[Aim] Retype the stretch of lines that starts at the line containing "Clone this chart in D3.js." and ends at the line containing "var tempMinor = [50, 150, 250];", inclusive. Do not include pictures.

+++ Recorded data

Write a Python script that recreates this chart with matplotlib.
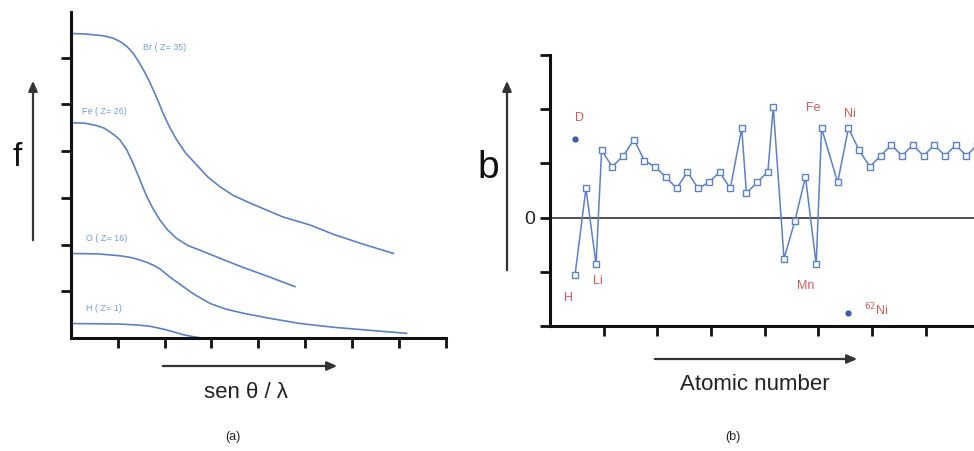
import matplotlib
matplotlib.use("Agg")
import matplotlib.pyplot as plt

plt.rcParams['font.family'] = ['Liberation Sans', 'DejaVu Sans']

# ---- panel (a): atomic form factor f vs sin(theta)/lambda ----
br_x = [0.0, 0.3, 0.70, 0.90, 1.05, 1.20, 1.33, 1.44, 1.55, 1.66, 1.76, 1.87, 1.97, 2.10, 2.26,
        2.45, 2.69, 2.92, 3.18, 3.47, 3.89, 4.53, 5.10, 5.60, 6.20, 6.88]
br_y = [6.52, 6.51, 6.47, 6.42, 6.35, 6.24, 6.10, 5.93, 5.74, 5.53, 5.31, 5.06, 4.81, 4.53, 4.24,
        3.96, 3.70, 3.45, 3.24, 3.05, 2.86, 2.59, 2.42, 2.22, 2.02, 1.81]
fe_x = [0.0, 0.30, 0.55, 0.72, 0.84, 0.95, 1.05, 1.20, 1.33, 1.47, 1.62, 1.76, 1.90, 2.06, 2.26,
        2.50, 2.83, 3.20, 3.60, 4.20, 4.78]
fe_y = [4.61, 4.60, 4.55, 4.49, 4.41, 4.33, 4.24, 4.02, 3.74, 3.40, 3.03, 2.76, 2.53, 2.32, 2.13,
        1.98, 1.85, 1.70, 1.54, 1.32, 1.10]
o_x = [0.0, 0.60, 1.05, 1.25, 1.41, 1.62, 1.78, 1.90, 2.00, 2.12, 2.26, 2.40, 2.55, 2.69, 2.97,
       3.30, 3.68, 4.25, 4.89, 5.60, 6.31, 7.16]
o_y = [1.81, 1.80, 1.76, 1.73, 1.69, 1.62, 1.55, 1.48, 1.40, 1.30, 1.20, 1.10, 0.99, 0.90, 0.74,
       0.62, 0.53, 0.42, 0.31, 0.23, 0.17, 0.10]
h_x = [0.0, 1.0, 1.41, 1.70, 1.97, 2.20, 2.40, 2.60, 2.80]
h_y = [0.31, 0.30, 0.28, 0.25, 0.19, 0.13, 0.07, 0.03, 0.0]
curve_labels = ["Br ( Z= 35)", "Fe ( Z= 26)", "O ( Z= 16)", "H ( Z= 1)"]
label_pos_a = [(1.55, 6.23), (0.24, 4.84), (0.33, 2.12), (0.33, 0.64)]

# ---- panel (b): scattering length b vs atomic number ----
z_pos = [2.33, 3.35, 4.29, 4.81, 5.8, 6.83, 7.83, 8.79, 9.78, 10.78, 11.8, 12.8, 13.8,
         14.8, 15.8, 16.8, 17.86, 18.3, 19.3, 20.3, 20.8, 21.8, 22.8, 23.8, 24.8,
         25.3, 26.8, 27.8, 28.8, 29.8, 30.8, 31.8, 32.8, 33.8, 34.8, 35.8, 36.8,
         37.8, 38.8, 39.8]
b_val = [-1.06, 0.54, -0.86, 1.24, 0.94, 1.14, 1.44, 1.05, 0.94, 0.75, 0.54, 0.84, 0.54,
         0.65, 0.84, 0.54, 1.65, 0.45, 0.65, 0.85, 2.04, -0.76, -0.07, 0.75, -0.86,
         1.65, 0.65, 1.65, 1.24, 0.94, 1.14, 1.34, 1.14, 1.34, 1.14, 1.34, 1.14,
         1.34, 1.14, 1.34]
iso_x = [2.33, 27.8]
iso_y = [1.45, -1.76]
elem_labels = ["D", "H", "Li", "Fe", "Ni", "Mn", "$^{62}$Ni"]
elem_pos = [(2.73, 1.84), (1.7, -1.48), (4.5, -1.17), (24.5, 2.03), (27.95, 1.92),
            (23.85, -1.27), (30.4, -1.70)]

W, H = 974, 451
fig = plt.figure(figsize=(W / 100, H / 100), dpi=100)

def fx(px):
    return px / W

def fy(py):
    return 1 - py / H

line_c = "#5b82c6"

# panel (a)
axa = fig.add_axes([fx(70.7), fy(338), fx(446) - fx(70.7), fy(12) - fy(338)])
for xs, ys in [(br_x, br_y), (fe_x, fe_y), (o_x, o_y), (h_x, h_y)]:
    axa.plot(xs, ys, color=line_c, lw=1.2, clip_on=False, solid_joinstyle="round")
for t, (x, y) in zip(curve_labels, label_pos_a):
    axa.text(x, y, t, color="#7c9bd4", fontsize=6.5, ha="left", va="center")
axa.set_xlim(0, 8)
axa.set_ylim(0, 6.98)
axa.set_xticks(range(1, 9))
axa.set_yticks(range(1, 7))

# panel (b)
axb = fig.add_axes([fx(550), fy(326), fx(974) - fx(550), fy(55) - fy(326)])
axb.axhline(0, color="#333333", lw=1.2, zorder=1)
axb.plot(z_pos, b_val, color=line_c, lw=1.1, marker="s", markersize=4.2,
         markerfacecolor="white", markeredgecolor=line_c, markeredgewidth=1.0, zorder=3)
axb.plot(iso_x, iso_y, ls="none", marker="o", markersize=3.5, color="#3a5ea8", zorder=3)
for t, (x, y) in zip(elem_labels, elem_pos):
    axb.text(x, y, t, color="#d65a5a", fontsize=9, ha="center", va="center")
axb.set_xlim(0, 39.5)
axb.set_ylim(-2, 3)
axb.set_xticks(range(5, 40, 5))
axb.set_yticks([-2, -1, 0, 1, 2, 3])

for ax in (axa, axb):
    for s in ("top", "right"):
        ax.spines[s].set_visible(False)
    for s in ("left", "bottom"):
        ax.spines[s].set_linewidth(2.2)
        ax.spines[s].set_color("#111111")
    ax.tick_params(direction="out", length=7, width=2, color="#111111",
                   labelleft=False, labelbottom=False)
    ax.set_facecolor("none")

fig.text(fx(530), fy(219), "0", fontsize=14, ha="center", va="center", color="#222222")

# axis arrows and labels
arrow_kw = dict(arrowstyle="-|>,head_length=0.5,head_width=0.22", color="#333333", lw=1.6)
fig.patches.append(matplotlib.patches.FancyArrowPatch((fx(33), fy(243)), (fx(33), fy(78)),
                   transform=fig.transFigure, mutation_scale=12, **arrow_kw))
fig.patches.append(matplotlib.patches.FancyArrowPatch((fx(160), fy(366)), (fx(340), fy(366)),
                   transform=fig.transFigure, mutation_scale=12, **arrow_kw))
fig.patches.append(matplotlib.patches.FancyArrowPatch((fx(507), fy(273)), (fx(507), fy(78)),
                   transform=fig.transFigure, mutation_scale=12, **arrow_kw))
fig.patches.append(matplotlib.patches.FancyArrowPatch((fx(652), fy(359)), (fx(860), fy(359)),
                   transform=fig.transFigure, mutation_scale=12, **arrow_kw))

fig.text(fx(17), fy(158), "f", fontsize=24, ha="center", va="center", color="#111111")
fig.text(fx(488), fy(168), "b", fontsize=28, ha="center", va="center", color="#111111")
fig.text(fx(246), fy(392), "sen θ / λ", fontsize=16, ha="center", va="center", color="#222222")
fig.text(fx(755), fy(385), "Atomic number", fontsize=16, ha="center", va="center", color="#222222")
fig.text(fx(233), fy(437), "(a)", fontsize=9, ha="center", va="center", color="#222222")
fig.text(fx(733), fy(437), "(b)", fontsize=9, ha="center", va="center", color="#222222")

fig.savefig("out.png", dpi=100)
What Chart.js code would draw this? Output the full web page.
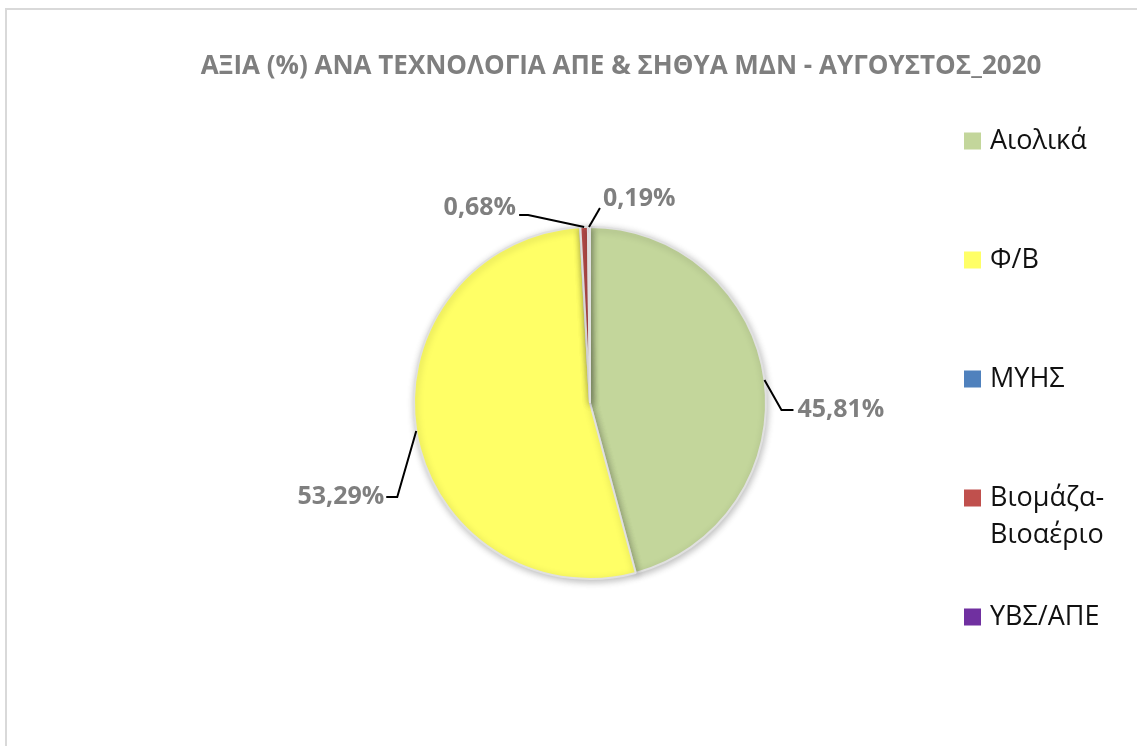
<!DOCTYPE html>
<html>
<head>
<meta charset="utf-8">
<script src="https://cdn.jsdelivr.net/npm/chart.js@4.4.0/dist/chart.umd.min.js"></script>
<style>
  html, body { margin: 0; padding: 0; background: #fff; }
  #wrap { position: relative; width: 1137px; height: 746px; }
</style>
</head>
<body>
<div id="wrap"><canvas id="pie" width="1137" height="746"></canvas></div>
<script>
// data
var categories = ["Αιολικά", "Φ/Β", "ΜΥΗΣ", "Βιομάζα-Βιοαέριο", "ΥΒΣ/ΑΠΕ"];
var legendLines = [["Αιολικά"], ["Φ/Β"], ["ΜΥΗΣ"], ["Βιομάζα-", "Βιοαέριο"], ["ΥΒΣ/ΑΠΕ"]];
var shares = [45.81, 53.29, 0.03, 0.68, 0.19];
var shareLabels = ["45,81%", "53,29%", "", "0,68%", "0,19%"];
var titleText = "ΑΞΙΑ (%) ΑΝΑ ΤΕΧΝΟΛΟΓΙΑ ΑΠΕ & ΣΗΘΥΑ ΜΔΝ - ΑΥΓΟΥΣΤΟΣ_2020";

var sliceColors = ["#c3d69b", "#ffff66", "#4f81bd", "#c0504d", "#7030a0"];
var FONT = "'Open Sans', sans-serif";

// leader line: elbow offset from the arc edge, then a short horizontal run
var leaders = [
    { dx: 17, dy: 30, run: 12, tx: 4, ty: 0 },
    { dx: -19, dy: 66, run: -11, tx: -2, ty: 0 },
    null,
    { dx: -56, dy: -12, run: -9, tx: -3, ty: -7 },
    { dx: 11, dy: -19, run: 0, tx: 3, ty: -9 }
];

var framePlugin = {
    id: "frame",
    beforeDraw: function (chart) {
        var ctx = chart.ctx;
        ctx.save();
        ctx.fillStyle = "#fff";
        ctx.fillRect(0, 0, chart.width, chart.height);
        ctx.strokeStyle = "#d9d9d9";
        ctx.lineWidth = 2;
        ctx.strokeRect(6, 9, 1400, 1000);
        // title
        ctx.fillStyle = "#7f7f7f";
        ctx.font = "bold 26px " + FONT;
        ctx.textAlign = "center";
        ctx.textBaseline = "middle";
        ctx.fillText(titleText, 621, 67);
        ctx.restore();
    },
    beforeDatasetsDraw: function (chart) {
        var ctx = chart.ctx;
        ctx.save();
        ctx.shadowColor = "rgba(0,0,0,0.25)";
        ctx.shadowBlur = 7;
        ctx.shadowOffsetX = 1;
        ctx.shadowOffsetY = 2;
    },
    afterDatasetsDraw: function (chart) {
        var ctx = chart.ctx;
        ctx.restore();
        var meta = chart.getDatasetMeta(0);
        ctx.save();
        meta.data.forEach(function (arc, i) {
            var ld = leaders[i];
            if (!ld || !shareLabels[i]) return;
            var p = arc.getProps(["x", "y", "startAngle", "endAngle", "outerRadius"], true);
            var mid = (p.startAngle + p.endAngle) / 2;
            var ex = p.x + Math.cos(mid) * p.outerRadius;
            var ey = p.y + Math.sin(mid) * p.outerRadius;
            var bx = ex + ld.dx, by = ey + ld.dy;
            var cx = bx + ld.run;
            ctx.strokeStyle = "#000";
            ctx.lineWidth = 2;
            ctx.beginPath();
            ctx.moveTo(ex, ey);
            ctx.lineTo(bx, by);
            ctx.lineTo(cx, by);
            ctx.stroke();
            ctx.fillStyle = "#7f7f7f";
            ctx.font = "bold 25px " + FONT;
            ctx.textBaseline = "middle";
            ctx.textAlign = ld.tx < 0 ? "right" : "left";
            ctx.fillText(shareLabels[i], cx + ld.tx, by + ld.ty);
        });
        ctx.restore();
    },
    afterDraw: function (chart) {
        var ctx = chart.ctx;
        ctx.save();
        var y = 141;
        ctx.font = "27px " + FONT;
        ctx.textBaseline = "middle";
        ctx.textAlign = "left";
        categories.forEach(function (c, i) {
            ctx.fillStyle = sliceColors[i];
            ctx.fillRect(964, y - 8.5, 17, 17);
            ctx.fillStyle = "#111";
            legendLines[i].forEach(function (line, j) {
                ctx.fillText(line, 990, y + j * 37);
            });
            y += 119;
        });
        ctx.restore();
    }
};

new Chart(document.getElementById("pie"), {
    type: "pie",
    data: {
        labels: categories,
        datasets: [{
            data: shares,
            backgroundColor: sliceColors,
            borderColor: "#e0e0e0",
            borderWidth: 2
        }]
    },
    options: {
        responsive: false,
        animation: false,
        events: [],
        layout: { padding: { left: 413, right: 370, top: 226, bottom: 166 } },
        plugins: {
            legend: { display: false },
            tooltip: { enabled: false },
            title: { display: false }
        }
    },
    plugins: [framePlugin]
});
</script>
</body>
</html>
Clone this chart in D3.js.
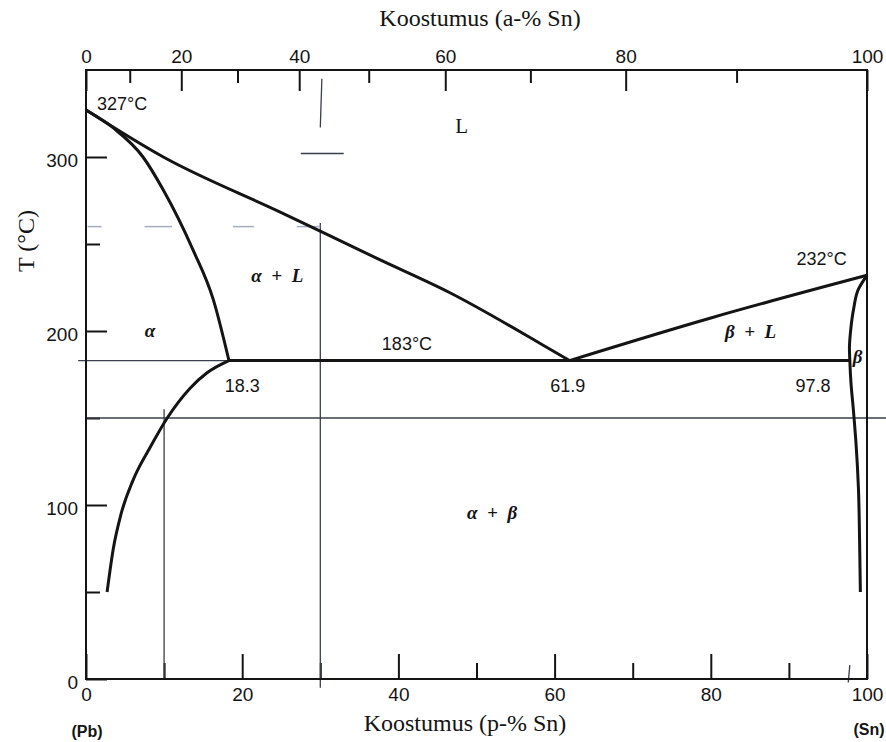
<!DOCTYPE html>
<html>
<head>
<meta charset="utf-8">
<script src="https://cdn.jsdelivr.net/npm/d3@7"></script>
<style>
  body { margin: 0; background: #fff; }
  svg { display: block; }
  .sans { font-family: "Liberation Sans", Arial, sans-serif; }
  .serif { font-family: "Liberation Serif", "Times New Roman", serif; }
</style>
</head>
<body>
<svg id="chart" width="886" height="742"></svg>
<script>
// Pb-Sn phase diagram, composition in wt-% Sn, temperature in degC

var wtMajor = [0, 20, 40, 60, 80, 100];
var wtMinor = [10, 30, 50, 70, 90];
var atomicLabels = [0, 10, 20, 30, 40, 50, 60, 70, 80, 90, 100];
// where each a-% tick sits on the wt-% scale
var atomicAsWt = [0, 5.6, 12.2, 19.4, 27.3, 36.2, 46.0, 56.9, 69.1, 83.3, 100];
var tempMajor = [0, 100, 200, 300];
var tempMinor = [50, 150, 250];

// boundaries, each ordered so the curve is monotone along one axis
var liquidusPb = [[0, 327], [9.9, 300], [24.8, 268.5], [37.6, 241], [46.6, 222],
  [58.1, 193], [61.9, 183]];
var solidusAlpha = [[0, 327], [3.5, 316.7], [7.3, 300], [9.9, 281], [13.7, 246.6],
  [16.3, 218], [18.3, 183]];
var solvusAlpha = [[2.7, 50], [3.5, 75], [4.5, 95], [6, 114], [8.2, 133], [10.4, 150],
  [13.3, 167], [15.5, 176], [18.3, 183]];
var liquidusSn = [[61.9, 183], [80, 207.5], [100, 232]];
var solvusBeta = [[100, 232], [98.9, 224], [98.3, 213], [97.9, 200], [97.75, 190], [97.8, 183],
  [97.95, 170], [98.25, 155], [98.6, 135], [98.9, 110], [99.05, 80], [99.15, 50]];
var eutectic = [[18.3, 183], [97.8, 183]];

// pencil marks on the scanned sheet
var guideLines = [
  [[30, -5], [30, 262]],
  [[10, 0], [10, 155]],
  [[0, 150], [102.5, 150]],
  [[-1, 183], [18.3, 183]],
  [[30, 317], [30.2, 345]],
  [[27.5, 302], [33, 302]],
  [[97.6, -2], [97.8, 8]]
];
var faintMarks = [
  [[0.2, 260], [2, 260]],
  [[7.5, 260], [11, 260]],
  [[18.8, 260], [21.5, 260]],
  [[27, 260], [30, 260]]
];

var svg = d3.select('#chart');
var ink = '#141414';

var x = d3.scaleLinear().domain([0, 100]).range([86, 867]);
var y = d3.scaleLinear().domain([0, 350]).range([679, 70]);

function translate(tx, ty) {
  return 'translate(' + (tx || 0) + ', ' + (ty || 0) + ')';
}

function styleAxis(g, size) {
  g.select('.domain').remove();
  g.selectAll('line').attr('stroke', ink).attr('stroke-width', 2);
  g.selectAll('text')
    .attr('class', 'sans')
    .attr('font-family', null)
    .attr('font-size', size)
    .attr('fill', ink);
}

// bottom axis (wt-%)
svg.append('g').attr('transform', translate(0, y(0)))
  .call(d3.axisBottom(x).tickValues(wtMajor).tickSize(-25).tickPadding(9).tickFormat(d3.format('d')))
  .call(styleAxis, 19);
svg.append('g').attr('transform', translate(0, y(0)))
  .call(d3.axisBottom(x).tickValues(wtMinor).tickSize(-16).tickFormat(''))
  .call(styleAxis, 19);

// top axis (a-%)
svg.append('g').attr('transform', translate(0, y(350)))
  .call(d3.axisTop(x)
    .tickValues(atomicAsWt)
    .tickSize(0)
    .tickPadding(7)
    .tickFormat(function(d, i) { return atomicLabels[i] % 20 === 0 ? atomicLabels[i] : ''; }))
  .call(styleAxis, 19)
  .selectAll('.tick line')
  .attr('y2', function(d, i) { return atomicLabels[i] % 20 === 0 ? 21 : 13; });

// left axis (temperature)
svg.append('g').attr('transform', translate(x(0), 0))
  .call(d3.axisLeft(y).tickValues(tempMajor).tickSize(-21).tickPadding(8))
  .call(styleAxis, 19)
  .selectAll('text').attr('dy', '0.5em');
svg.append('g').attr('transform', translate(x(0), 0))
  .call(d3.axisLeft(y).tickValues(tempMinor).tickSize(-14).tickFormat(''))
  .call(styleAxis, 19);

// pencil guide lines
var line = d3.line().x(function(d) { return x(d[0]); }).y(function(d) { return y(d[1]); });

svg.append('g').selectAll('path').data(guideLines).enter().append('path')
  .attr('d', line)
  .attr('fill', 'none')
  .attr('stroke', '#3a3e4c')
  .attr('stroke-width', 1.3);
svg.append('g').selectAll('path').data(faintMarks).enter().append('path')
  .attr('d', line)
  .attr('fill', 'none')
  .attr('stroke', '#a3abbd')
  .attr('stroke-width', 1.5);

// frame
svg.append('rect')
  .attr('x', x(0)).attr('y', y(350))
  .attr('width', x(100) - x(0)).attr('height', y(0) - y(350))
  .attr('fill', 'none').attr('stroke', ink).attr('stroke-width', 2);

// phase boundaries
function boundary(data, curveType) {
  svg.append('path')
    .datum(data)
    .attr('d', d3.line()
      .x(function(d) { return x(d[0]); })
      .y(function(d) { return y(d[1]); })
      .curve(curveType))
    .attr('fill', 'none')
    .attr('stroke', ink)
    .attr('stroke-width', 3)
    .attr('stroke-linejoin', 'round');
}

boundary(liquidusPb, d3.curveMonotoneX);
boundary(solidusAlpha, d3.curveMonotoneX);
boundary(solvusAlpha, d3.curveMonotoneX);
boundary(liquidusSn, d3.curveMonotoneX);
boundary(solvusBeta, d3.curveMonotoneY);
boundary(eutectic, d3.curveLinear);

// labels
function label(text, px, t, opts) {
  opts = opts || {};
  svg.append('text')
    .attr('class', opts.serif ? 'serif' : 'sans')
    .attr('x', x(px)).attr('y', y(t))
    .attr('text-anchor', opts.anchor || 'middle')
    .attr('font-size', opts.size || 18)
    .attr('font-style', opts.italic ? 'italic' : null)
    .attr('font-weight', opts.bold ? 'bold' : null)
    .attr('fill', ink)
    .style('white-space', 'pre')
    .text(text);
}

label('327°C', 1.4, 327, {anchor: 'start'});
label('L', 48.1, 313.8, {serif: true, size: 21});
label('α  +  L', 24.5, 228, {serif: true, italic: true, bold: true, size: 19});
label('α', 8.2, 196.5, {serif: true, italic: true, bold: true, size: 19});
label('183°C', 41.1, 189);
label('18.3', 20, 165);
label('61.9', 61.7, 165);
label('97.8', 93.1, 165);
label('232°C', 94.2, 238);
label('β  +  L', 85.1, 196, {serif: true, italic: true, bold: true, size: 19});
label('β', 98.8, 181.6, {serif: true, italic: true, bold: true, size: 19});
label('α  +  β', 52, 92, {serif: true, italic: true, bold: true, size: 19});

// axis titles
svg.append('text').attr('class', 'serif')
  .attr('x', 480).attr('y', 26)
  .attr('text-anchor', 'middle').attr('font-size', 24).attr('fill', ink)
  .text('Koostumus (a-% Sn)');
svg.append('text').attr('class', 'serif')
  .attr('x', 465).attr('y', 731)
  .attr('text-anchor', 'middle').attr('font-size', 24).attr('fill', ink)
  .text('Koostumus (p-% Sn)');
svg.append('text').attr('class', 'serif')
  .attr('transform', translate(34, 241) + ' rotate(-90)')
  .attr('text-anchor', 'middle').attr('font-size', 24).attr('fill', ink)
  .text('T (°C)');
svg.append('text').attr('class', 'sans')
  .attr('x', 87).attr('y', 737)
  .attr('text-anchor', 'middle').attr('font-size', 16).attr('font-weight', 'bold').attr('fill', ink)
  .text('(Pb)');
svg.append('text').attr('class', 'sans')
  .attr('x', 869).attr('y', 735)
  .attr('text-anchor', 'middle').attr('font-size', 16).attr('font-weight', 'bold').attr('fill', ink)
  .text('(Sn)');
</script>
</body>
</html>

++++++

[Solved problem]
Clone this chart in D3.js.
<!DOCTYPE html>
<html>
<head>
<meta charset="utf-8">
<script src="https://cdn.jsdelivr.net/npm/d3@7"></script>
<style>
  body { margin: 0; background: #fff; }
  svg { display: block; }
  .sans { font-family: "Liberation Sans", Arial, sans-serif; }
  .serif { font-family: "Liberation Serif", "Times New Roman", serif; }
</style>
</head>
<body>
<svg id="chart" width="886" height="742"></svg>
<script>
// Pb-Sn phase diagram, composition in wt-% Sn, temperature in degC

var wtMajor = [0, 20, 40, 60, 80, 100];
var wtMinor = [10, 30, 50, 70, 90];
var atomicLabels = [0, 10, 20, 30, 40, 50, 60, 70, 80, 90, 100];
// where each a-% tick sits on the wt-% scale
var atomicAsWt = [0, 5.6, 12.2, 19.4, 27.3, 36.2, 46.0, 56.9, 69.1, 83.3, 100];
var tempMajor = [0, 100, 200, 300];
var tempMinor = [50, 150, 250];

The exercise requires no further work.